In a seismic shift for the streaming industry, free, ad-supported television services like Pluto TV, Tubi, and The Roku Channel generated a staggering $4.9 billion in revenue in 2024, according to a recent report from PwC. This rapidly growing subcategory of over-the-top (OTT) media is outpacing the broader streaming market and is projected to nearly double its revenue by 2029, reaching $9 billion with a robust compound annual growth rate (CAGR) of 13.8% over the next five years.

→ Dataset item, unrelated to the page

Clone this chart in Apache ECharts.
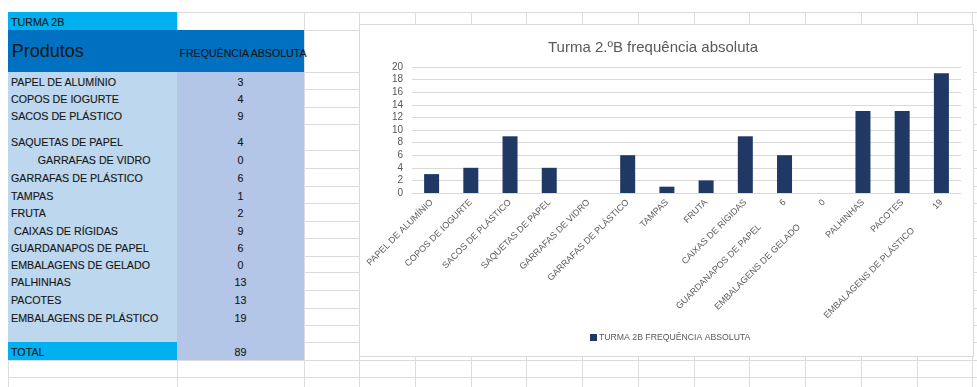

The rise of free services reflects a growing consumer appetite for cost-free, accessible entertainment supported by targeted advertising. Unlike subscription-based giants like Netflix or Disney+, FAST platforms offer viewers a lean-back experience reminiscent of traditional TV, with curated channels and on-demand content—all without a monthly fee. Industry leaders such as Paramount’s Pluto TV, Fox Corp.’s Tubi, The Roku Channel, and smart TV offerings like Samsung TV Plus have capitalized on this trend, delivering diverse programming ranging from classic movies to niche genres like true crime and anime.
PwC’s report highlights the unique appeal of free services in a crowded streaming landscape. The ad-supported model has proven particularly effective, with advertisers flocking to platforms that offer precise targeting and measurable engagement, driving significant revenue growth.
Pluto TV, one of the pioneers in the free space, boasts over 80 million monthly active users globally, offering hundreds of channels spanning news, sports, and entertainment. Tubi, acquired by Fox Corp. in 2020, has carved out a strong position with its vast library of on-demand content, while The Roku Channel has leveraged its integration with Roku’s popular streaming devices to capture a growing share of the market. Samsung TV Plus, pre-installed on millions of smart TVs, has further expanded the reach of FAST services, making them instantly accessible to viewers.
The projected growth to $9 billion by 2029 underscores the staying power of FAST platforms, even as subscription services face challenges like password-sharing crackdowns and rising prices. Industry experts attribute this trajectory to increasing advertiser confidence and technological advancements, such as improved ad insertion and programmatic buying.
As competition intensifies, FAST providers are investing in original programming and exclusive partnerships to differentiate themselves. For viewers, the appeal is clear: high-quality content at no cost. For advertisers, it’s a goldmine of engaged audiences. With $9 billion on the horizon, the FAST revolution shows no signs of slowing down.